1 Temmuz 2022 Tarihinde 31883 Sayılı Resmi Gazete'de yayımlanan Anayasa Mahkemesi kararı ile 6100 Sayılı Hukuk Muhakemeleri Kanununun 377. Maddesinde yer alan kesin hükmün istisnalarından olan Yargılamanın iadesi başlıklı düzenlemenin 1. Fıkrasının e bendinde yer alan “her hâlde iade talebine konu olan hükmün kesinleşmesinden itibaren on yıldır.” bölümü iptal edilmiştir.
Anayasa’ya Aykırılığı
6126 sayılı Kanun’un 43. Maddesi uyarınca kural, ilgilisi nedeniyle Anayasa’nın 40. Maddesi yönünden incelenmiştir. Anayasa’nın 40. Maddesinde Anayasa ile tanınmış hak ve özgürlükleri ihlal edilen herkesin yetkili makama geciktirilmeden başvurma imkânının sağlanmasını isteme hakkı (etkili başvuru hakkı) güvence altına alınmaktadır.
Etkili başvuru hakkı; anayasal bir hakkının ihlal edildiğin ileri süren herkese hakkın niteliğine uygun olarak iddialarını inceletebileceği makul, erişilebilir, etkili ihlalin gerçekleşmesini veya sürmesini engellemeye ya da sonuçlarını ortadan kaldırmaya elverişli idari ve yargısal yollara başvuruda bulunabilme imkânının sağlanmasını güvence altına almaktadır.
AİHS ile güvence altına alınan temel hak ve özgürlüklerin etkili bir şekilde korunması, AİHM tarafından verilen ihlal kararlarının iç hukukta gereği gibi yerine getirilmesi ile mümkündür.
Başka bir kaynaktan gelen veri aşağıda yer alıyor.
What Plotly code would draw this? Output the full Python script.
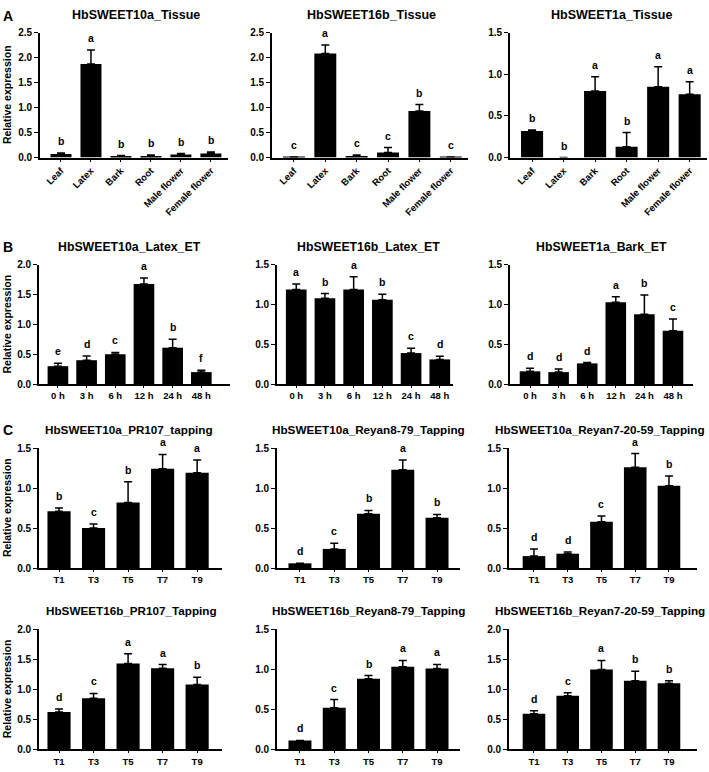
import plotly.graph_objects as go

W, H = 709, 772

# ---------------- data ----------------
tissue = ["Leaf", "Latex", "Bark", "Root", "Male flower", "Female flower"]
hours = ["0 h", "3 h", "6 h", "12 h", "24 h", "48 h"]
tap = ["T1", "T3", "T5", "T7", "T9"]

a1_vals = [0.07, 1.87, 0.03, 0.03, 0.06, 0.08]
a1_err = [0.02, 0.28, 0.01, 0.02, 0.02, 0.03]
a1_let = ["b", "a", "b", "b", "b", "b"]

a2_vals = [0.01, 2.08, 0.03, 0.10, 0.93, 0.01]
a2_err = [0.00, 0.17, 0.02, 0.10, 0.13, 0.00]
a2_let = ["c", "a", "c", "c", "b", "c"]

a3_vals = [0.32, 0.00, 0.80, 0.13, 0.85, 0.76]
a3_err = [0.01, 0.00, 0.17, 0.17, 0.24, 0.15]
a3_let = ["b", "b", "a", "b", "a", "a"]

b1_vals = [0.30, 0.40, 0.50, 1.68, 0.61, 0.20]
b1_err = [0.05, 0.07, 0.03, 0.10, 0.14, 0.03]
b1_let = ["e", "d", "c", "a", "b", "f"]

b2_vals = [1.19, 1.08, 1.19, 1.06, 0.39, 0.31]
b2_err = [0.07, 0.06, 0.16, 0.07, 0.06, 0.04]
b2_let = ["a", "b", "a", "b", "c", "d"]

b3_vals = [0.16, 0.15, 0.26, 1.03, 0.88, 0.67]
b3_err = [0.04, 0.04, 0.01, 0.07, 0.24, 0.15]
b3_let = ["d", "d", "d", "a", "b", "c"]

c1_vals = [0.71, 0.50, 0.82, 1.24, 1.19]
c1_err = [0.04, 0.05, 0.26, 0.18, 0.16]
c1_let = ["b", "c", "b", "a", "a"]

c2_vals = [0.06, 0.24, 0.68, 1.23, 0.63]
c2_err = [0.00, 0.07, 0.04, 0.12, 0.04]
c2_let = ["d", "c", "b", "a", "b"]

c3_vals = [0.15, 0.18, 0.58, 1.26, 1.03]
c3_err = [0.09, 0.02, 0.07, 0.17, 0.12]
c3_let = ["d", "d", "c", "a", "b"]

d1_vals = [0.62, 0.85, 1.43, 1.35, 1.08]
d1_err = [0.05, 0.08, 0.16, 0.06, 0.12]
d1_let = ["d", "c", "a", "a", "b"]

d2_vals = [0.11, 0.52, 0.88, 1.03, 1.01]
d2_err = [0.00, 0.10, 0.04, 0.08, 0.05]
d2_let = ["d", "c", "b", "a", "a"]

d3_vals = [0.59, 0.89, 1.33, 1.14, 1.10]
d3_err = [0.05, 0.05, 0.15, 0.16, 0.04]
d3_let = ["d", "c", "a", "b", "b"]

titles = [
    "HbSWEET10a_Tissue", "HbSWEET16b_Tissue", "HbSWEET1a_Tissue",
    "HbSWEET10a_Latex_ET", "HbSWEET16b_Latex_ET", "HbSWEET1a_Bark_ET",
    "HbSWEET10a_PR107_tapping", "HbSWEET10a_Reyan8-79_Tapping", "HbSWEET10a_Reyan7-20-59_Tapping",
    "HbSWEET16b_PR107_Tapping", "HbSWEET16b_Reyan8-79_Tapping", "HbSWEET16b_Reyan7-20-59_Tapping",
]

# ---------------- layout per panel (pixel boxes) ----------------
# (cats, vals, errs, letters, box px, x range, ymax, bar width, tick angle, y title,
#  title center px, title size, title shift px)
panels = [
    (tissue, a1_vals, a1_err, a1_let, (40, 228, 27, 154), (-0.7, 5.57), 2.5, 0.70, -45, True, 136, 12.5, 18),
    (tissue, a2_vals, a2_err, a2_let, (272, 468, 27, 154), (-0.7, 5.55), 2.5, 0.70, -45, False, 371, 12.5, 18),
    (tissue, a3_vals, a3_err, a3_let, (510, 707, 27, 154), (-0.7, 5.55), 1.5, 0.70, -45, False, 611, 12.5, 18),
    (hours, b1_vals, b1_err, b1_let, (39, 230, 263, 384), (-0.66, 6.0), 2.0, 0.72, 0, True, 129, 12.3, 18),
    (hours, b2_vals, b2_err, b2_let, (277, 453, 263, 384), (-0.67, 5.46), 1.5, 0.72, 0, False, 368, 12.3, 18),
    (hours, b3_vals, b3_err, b3_let, (510, 693, 263, 384), (-0.7, 5.7), 1.5, 0.72, 0, False, 601, 12.3, 18),
    (tap, c1_vals, c1_err, c1_let, (39, 222, 449, 571), (-0.58, 4.72), 1.5, 0.67, 0, True, 129, 11.7, 19),
    (tap, c2_vals, c2_err, c2_let, (277, 460, 449, 571), (-0.67, 4.67), 1.5, 0.67, 0, False, 368, 11.7, 19),
    (tap, c3_vals, c3_err, c3_let, (509, 697, 449, 571), (-0.74, 4.83), 1.5, 0.67, 0, False, 600, 11.7, 19),
    (tap, d1_vals, d1_err, d1_let, (39, 222, 633, 755), (-0.58, 4.72), 2.0, 0.67, 0, True, 131, 11.7, 19),
    (tap, d2_vals, d2_err, d2_let, (277, 460, 633, 755), (-0.67, 4.67), 1.5, 0.67, 0, False, 368, 11.7, 19),
    (tap, d3_vals, d3_err, d3_let, (509, 697, 633, 755), (-0.74, 4.83), 2.0, 0.67, 0, False, 600, 11.7, 19),
]

FONT = "Liberation Sans, Arial, sans-serif"

fig = go.Figure()
layout = dict(
    width=W, height=H, margin=dict(l=0, r=0, t=0, b=0),
    paper_bgcolor="white", plot_bgcolor="white", showlegend=False,
    font=dict(family=FONT, color="black"),
)
annotations = []

for i, (cats, vals, errs, lets, box, xr, ymax, bw, angle, ytitle, tcx, tsize, tshift) in enumerate(panels, start=1):
    xa = "x" if i == 1 else f"x{i}"
    ya = "y" if i == 1 else f"y{i}"
    x0, x1, y0, y1 = box
    fig.add_trace(go.Bar(
        x=cats, y=vals, xaxis=xa, yaxis=ya, width=bw,
        marker=dict(color="black", line=dict(width=0)),
        error_y=dict(type="data", array=errs, arrayminus=[0] * len(errs), symmetric=False,
                     color="black", thickness=1.5, width=4),
        hoverinfo="skip",
    ))
    layout["xaxis" if i == 1 else f"xaxis{i}"] = dict(
        domain=[x0 / W, x1 / W], anchor=ya, type="category", range=list(xr),
        showline=True, linecolor="black", linewidth=1.8, showgrid=False, zeroline=False,
        ticks="outside", ticklen=2, tickwidth=1.2, tickcolor="black",
        tickangle=angle, tickfont=dict(family=FONT, size=9.5, weight=700, color="black"),
        fixedrange=True,
    )
    layout["yaxis" if i == 1 else f"yaxis{i}"] = dict(
        domain=[1 - y1 / H, 1 - y0 / H], anchor=xa, range=[0, ymax], dtick=0.5,
        tickformat=".1f", showline=True, linecolor="black", linewidth=1.8,
        showgrid=False, zeroline=False, ticks="outside", ticklen=4, tickwidth=1.2,
        tickcolor="black", tickfont=dict(family=FONT, size=10, weight=700, color="black"),
        fixedrange=True,
    )
    # significance letters
    for c, v, e, l in zip(cats, vals, errs, lets):
        annotations.append(dict(
            x=c, y=v + e, xref=xa, yref=ya, text=l, showarrow=False,
            xanchor="center", yanchor="bottom", yshift=5, borderpad=0,
            font=dict(family=FONT, size=10.5, weight=700, color="black"),
        ))
    # panel title
    annotations.append(dict(
        x=tcx / W, y=1 - y0 / H, xref="paper", yref="paper",
        text=titles[i - 1], showarrow=False, xanchor="center", yanchor="middle",
        yshift=tshift, borderpad=0,
        font=dict(family=FONT, size=tsize, weight=700, color="black"),
    ))
    if ytitle:
        annotations.append(dict(
            x=7 / W, y=1 - (y0 + y1) / 2 / H, xref="paper", yref="paper",
            text="Relative expression", textangle=-90, showarrow=False,
            xanchor="center", yanchor="middle",
            font=dict(family=FONT, size=10.5, weight=700, color="black"),
        ))

for letter, ypx in [("A", 10), ("B", 245), ("C", 431)]:
    annotations.append(dict(
        x=8 / W, y=1 - ypx / H, xref="paper", yref="paper", text=letter,
        showarrow=False, xanchor="center", yanchor="middle",
        font=dict(family=FONT, size=14, weight=700, color="black"),
    ))

layout["annotations"] = annotations
fig.update_layout(**layout)
fig.write_html(
    "out.html",
    config={"displayModeBar": False},
    post_script="document.body.style.margin='0px';document.body.style.padding='0px';",
)
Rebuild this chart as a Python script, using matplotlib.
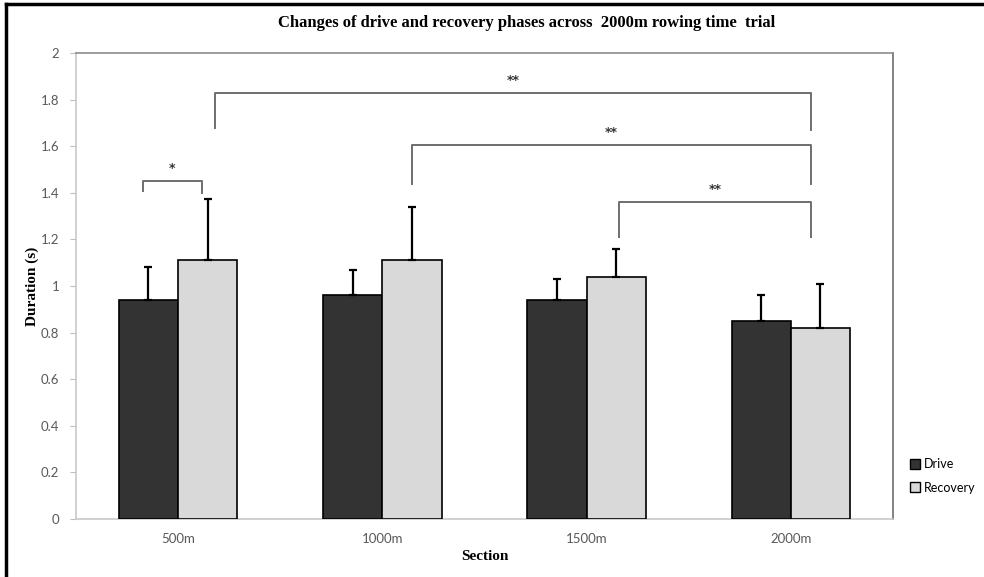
import matplotlib.pyplot as plt
from matplotlib.lines import Line2D
import numpy as np

sections = ["500m", "1000m", "1500m", "2000m"]
drive = [0.94, 0.96, 0.94, 0.85]
recovery = [1.11, 1.11, 1.04, 0.82]
drive_err = [0.14, 0.11, 0.09, 0.11]
recovery_err = [0.265, 0.23, 0.12, 0.19]

# brackets: (x left, x right, bar height, left leg end, right leg end, label)
brackets = [
    (-0.17, 0.115, 1.45, 1.41, 1.40, "*"),
    (0.18, 3.10, 1.83, 1.68, 1.67, "**"),
    (1.145, 3.10, 1.605, 1.44, 1.44, "**"),
    (2.16, 3.10, 1.36, 1.21, 1.21, "**"),
]

serif = "Liberation Serif"
sans = "Lato"

fig = plt.figure(figsize=(9.84, 5.77), dpi=100)
ax = fig.add_axes([0.0772, 0.1005, 0.8303, 0.8075])

x = np.arange(len(sections))
w = 0.29
ax.bar(x - w / 2, drive, w, color="#333333", edgecolor="black", linewidth=1.2, label="Drive", zorder=3)
ax.bar(x + w / 2, recovery, w, color="#d9d9d9", edgecolor="black", linewidth=1.2, label="Recovery", zorder=3)
ax.errorbar(x - w / 2, drive, yerr=[np.zeros(4), drive_err], fmt="none", ecolor="black",
            elinewidth=1.6, capsize=3, capthick=1.6, zorder=4)
ax.errorbar(x + w / 2, recovery, yerr=[np.zeros(4), recovery_err], fmt="none", ecolor="black",
            elinewidth=1.6, capsize=3, capthick=1.6, zorder=4)

for x0, x1, h, l0, l1, lab in brackets:
    ax.plot([x0, x0, x1, x1], [l0, h, h, l1], color="#6e6e6e", linewidth=1.4, zorder=2)
    ax.text((x0 + x1) / 2, h + 0.025, lab, ha="center", va="bottom", fontsize=9,
            fontweight="bold", color="#333333")

ax.set_xlim(-0.5, 3.5)
ax.set_ylim(0, 2)
ax.set_yticks(np.arange(0, 2.01, 0.2))
ax.set_yticklabels(["0", "0.2", "0.4", "0.6", "0.8", "1", "1.2", "1.4", "1.6", "1.8", "2"])
ax.set_xticks(x)
ax.set_xticklabels(sections)
ax.tick_params(axis="y", length=4, color="#bfbfbf", labelcolor="#595959", labelsize=9.5, pad=8)
ax.tick_params(axis="x", length=0, labelcolor="#595959", labelsize=9.5, pad=10)
for lbl in ax.get_xticklabels() + ax.get_yticklabels():
    lbl.set_fontfamily(sans)

ax.spines["left"].set_color("#c8c8c8")
ax.spines["bottom"].set_color("#c8c8c8")
ax.spines["top"].set_color("#8c8c8c")
ax.spines["right"].set_color("#6e6e6e")
for s in ax.spines.values():
    s.set_linewidth(1.2)

ax.set_ylabel("Duration (s)", fontfamily=serif, fontweight="bold", fontsize=11, labelpad=1)
ax.set_xlabel("Section", fontfamily=serif, fontweight="bold", fontsize=11, labelpad=4)

fig.text(0.535, 0.96, "Changes of drive and recovery phases across  2000m rowing time  trial",
         ha="center", va="center", fontfamily=serif, fontweight="bold", fontsize=12)

handles = [Line2D([], [], marker="s", linestyle="none", markersize=7, markerfacecolor="#333333",
                  markeredgecolor="black"),
           Line2D([], [], marker="s", linestyle="none", markersize=7, markerfacecolor="#d9d9d9",
                  markeredgecolor="black")]
fig.legend(handles, ["Drive", "Recovery"], loc="center left", bbox_to_anchor=(0.912, 0.175),
           frameon=False, prop={"family": sans, "size": 9}, handletextpad=0.2, labelspacing=0.9,
           handlelength=1.0)

# outer frame of the figure (left and top)
fig.add_artist(Line2D([0.006, 0.006], [0, 0.993], transform=fig.transFigure, color="black", linewidth=2.5))
fig.add_artist(Line2D([0.006, 1], [0.993, 0.993], transform=fig.transFigure, color="black", linewidth=2.5))

fig.savefig("out.png", dpi=100)
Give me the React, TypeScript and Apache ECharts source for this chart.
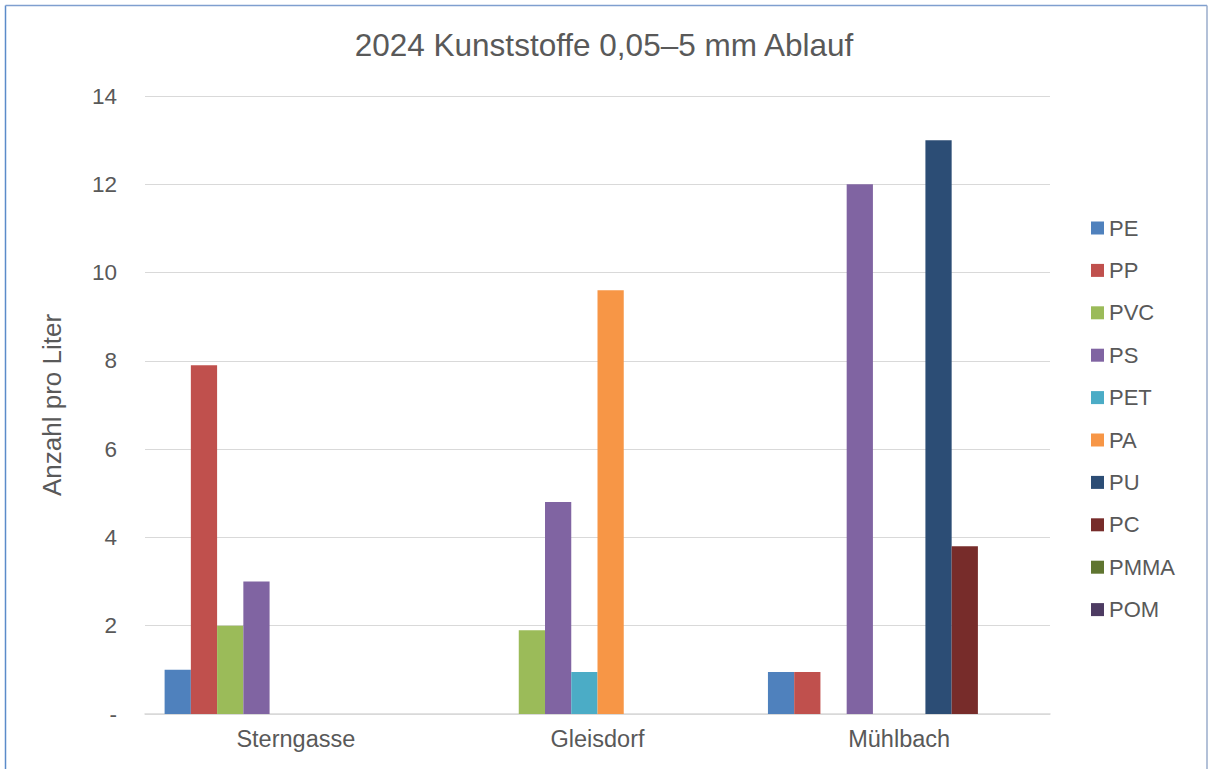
import React, { useEffect, useRef } from "react";
import * as echarts from "echarts";

const categories = ["Sterngasse", "Gleisdorf", "Mühlbach"];
const seriesNames = ["PE", "PP", "PVC", "PS", "PET", "PA", "PU", "PC", "PMMA", "POM"];
const PE = [1, 0, 0.95];
const PP = [7.9, 0, 0.95];
const PVC = [2, 1.9, 0];
const PS = [3, 4.8, 12];
const PET = [0, 0.95, 0];
const PA = [0, 9.6, 0];
const PU = [0, 0, 13];
const PC = [0, 0, 3.8];
const PMMA = [0, 0, 0];
const POM = [0, 0, 0];
const seriesValues = [PE, PP, PVC, PS, PET, PA, PU, PC, PMMA, POM];
const colors = ["#4f81bd", "#c0504d", "#9bbb59", "#8064a2", "#4bacc6", "#f79646", "#2c4d75", "#772c2a", "#5f7530", "#4d3b62"];

export default function App() {
  const ref = useRef<HTMLDivElement>(null);
  useEffect(() => {
    const chart = echarts.init(ref.current!, null, { renderer: "svg" });
    const font = "Liberation Sans, Arial, sans-serif";
    chart.setOption({
      animation: false,
      color: colors,
      textStyle: { fontFamily: font },
      title: {
        text: "2024 Kunststoffe 0,05–5 mm Ablauf",
        left: "center",
        top: 24,
        textStyle: { fontFamily: font, fontSize: 31.5, fontWeight: "normal", color: "#595959" },
      },
      legend: {
        orient: "vertical",
        left: 1086,
        top: 212,
        itemWidth: 13,
        itemHeight: 13,
        itemGap: 20.4,
        icon: "rect",
        data: seriesNames,
        textStyle: { fontFamily: font, fontSize: 22, color: "#595959" },
      },
      grid: { left: 145, right: 158, top: 96, bottom: 55, containLabel: false },
      xAxis: {
        type: "category",
        data: categories,
        axisLine: { lineStyle: { color: "#d9d9d9", width: 1.5 } },
        axisTick: { show: false },
        axisLabel: { fontFamily: font, fontSize: 23.5, color: "#595959", margin: 13 },
      },
      yAxis: {
        type: "value",
        min: 0,
        max: 14,
        interval: 2,
        name: "Anzahl pro Liter",
        nameLocation: "middle",
        nameGap: 80,
        nameTextStyle: { fontFamily: font, fontSize: 26, color: "#595959" },
        axisLine: { show: false },
        axisTick: { show: false },
        splitLine: { lineStyle: { color: "#d9d9d9", width: 1 } },
        axisLabel: {
          fontFamily: font,
          fontSize: 22.5,
          color: "#595959",
          margin: 28,
          formatter: (v: number) => (v === 0 ? "-" : String(v)),
        },
      },
      series: seriesNames.map((name, i) => ({
        name,
        type: "bar",
        data: seriesValues[i],
        barGap: "0%",
        barCategoryGap: "13%",
      })),
      graphic: [
        { type: "line", shape: { x1: 5.5, y1: 5.5, x2: 5.5, y2: 769 }, style: { stroke: "#5b8bc9", lineWidth: 1.5 } },
        { type: "line", shape: { x1: 5.5, y1: 5.5, x2: 1207, y2: 5.5 }, style: { stroke: "#7f9fcf", lineWidth: 1.5 } },
        { type: "line", shape: { x1: 1207, y1: 5.5, x2: 1207, y2: 769 }, style: { stroke: "#9aaccb", lineWidth: 1.5 } },
      ],
    });
    return () => chart.dispose();
  }, []);
  return (
    <div
      ref={ref}
      style={{ position: "fixed", left: 0, top: 0, width: 1208, height: 769, background: "#ffffff" }}
    />
  );
}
AİHM tarafından hak ihlaline karar verildiği durumda ihlalin ve sonuçlarının ortadan kaldırılması, diğer bir ifadeyle giderimin sağlanması, giderimin de kural olarak ihlal öncesi hale döndürme şeklinde olması gerekir. Eski hale döndürmenin aralarından biri de yeniden yargılama yapılmasıdır.
Bu itibarla 6100 sayılı Kanun uyarınca temel hak ve özgürlüklerin etkili bir şekilde korunabilmesi amacıyla AİHM tarafından verilmiş ihlal kararı yargılamanın iadesi sebebi olarak kabul edilmiştir. Ancak AİHM tarafından verilen kararların iç hukukta gereği gibi yerine getirilmesi amacıyla öngörülen yargılamanın iadesi yoluna başvuru süresinin, bu yolu işlevsiz kılacak nitelikte olmaması gerekmektedir. Bu itibarla AİHM’nin kesinleşmiş ihlal kararı sebebiyle yargılamanın iadesi başvurusunun yapılabilmesi için itiraz konusu kuralla öngörülen sürenin bu yolu işlevsiz kılıp kılmadığının değerlendirilmesi gerekmektedir.
Her ne kadar bu yola başvurmanın süre koşuluna bağlanması bu yolun istisnai niteliğinin gereği olarak görülüp azami süre şartına bağlanmasına ihtiyaç duyulabilse de AİHM’den önce Anayasa Mahkemesine bireysel başvuruda bulunma şartı ve AİHM’nin artan iş yükü gibi ilgililerin kendilerinden kaynaklanmayan sebeplerle bu sürenin aşılması durumunda bu yolun işlevsiz hale gelmesine neden olabilecek niteliktedir.
Bu sebeplerle kuralla öngörülen azami sürenin yargılamayı iadesi yoluna başvurmayı işlevsiz hale getirebileceği sonucuna ulaşılmış ve Anayasa’nın 40. Maddesine aykırılığı sebebiyle iptal edilmiştir. İptal edilen sürenin akabinde artık Yargılamanın iadesi talebine konu karar için AİHM’e başvurulması halinde, iade talebine konu kararın kesinleşmesinden itibaren on yıllık süre aşılsa dahi AİHM’den kesinleşmiş ihlal kararı geldikten sonra yargılamanın iadesi talep edilebilecektir.